### What you need to do
What lies from the line containing "Generate a Python" through the line containing "import seaborn as sns"? Print exactly those lines, with both ends, and no others.

### Task inputs
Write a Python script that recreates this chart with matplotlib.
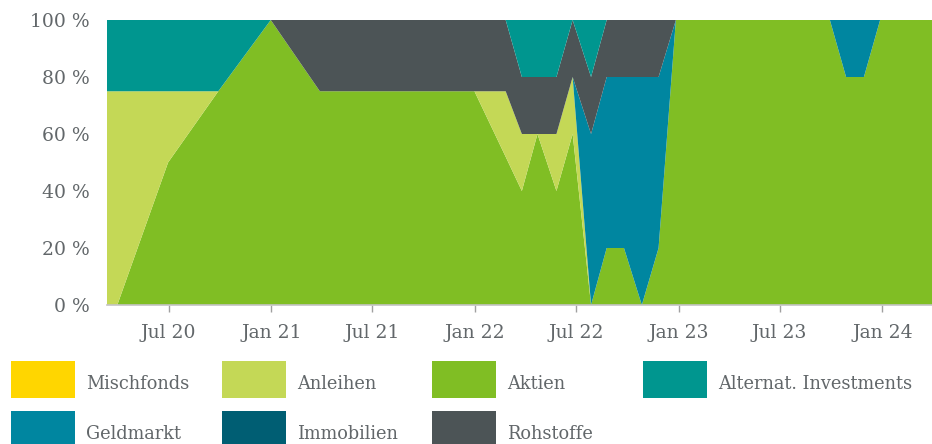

--

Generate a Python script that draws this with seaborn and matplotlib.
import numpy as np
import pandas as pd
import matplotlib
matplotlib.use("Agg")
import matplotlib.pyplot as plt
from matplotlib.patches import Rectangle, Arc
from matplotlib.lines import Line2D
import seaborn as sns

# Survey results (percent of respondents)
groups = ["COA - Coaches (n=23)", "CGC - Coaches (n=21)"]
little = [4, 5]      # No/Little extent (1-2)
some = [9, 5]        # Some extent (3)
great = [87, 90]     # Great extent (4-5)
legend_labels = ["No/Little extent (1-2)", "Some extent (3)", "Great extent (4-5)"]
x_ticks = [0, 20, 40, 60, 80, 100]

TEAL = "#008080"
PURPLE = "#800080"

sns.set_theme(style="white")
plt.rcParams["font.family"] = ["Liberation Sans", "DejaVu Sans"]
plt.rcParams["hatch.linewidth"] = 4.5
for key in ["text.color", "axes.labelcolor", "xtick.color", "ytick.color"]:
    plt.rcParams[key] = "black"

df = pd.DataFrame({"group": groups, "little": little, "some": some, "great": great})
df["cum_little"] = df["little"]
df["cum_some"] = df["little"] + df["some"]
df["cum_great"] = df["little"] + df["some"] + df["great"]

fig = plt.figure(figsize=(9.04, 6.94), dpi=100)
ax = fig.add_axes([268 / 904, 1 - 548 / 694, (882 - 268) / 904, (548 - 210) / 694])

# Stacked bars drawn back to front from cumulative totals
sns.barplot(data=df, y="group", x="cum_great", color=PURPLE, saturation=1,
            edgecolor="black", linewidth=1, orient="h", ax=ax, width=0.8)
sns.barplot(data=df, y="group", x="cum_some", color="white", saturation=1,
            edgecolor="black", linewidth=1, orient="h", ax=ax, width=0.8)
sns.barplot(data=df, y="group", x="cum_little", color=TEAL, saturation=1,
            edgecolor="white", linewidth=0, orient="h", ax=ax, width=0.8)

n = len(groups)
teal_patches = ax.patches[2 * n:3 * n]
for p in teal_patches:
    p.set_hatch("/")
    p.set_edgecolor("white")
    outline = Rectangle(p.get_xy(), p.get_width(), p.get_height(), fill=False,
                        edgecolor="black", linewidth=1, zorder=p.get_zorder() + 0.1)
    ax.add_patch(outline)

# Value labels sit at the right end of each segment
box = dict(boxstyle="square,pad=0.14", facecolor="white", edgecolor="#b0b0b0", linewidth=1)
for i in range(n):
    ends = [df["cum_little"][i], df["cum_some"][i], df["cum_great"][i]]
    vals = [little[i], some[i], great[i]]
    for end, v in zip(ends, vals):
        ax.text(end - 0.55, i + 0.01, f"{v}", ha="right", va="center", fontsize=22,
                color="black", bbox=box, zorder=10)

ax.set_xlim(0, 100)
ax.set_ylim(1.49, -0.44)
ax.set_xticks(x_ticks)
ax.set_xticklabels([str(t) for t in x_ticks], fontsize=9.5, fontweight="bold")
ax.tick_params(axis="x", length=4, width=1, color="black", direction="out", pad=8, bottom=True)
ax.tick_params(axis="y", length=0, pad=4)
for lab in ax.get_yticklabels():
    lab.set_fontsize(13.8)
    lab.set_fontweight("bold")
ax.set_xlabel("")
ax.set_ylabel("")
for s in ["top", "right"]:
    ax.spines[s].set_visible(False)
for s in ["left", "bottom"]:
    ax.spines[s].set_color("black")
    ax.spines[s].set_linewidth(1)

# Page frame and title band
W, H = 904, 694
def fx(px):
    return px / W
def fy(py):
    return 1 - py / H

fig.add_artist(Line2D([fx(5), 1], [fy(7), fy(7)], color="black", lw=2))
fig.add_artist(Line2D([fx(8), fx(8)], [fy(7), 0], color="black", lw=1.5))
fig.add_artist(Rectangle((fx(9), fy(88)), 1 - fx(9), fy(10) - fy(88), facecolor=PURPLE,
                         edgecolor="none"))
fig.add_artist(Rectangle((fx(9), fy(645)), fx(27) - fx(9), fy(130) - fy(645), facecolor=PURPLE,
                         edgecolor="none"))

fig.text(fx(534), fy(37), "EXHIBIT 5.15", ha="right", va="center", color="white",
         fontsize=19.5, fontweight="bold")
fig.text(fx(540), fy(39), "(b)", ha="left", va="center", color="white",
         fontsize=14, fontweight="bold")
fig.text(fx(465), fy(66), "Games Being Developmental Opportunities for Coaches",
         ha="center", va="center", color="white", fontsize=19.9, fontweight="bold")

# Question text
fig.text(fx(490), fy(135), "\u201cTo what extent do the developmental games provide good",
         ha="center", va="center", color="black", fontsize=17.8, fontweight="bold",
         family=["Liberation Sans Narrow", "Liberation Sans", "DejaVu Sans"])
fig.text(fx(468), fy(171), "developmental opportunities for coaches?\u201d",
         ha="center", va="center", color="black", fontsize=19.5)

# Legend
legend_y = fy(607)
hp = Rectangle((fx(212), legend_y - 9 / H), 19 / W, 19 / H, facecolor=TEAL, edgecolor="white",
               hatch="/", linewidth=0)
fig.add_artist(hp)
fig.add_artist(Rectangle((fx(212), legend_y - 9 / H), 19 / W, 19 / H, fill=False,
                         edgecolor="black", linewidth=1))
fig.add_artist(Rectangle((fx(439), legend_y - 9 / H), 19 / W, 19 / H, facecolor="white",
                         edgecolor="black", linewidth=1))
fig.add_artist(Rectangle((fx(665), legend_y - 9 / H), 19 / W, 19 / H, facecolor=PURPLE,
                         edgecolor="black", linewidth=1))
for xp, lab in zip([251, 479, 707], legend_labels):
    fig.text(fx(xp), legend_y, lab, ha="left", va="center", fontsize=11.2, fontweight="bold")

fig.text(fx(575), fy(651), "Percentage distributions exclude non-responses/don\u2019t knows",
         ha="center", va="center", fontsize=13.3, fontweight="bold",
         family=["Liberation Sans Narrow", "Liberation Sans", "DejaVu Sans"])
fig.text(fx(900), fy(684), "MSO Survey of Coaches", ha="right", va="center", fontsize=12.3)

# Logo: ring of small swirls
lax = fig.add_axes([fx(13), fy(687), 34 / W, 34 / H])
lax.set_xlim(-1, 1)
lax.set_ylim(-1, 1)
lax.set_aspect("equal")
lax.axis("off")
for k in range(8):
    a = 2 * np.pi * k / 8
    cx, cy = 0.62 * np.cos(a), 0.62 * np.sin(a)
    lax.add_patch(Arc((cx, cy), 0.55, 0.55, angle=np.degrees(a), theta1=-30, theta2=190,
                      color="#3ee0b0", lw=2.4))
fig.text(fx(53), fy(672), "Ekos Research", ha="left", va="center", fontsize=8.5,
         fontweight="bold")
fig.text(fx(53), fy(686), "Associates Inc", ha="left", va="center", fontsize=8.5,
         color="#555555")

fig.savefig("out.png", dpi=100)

### Task response
Generate a Python script that draws this with seaborn and matplotlib.
import numpy as np
import pandas as pd
import matplotlib
matplotlib.use("Agg")
import matplotlib.pyplot as plt
from matplotlib.patches import Rectangle, Arc
from matplotlib.lines import Line2D
import seaborn as sns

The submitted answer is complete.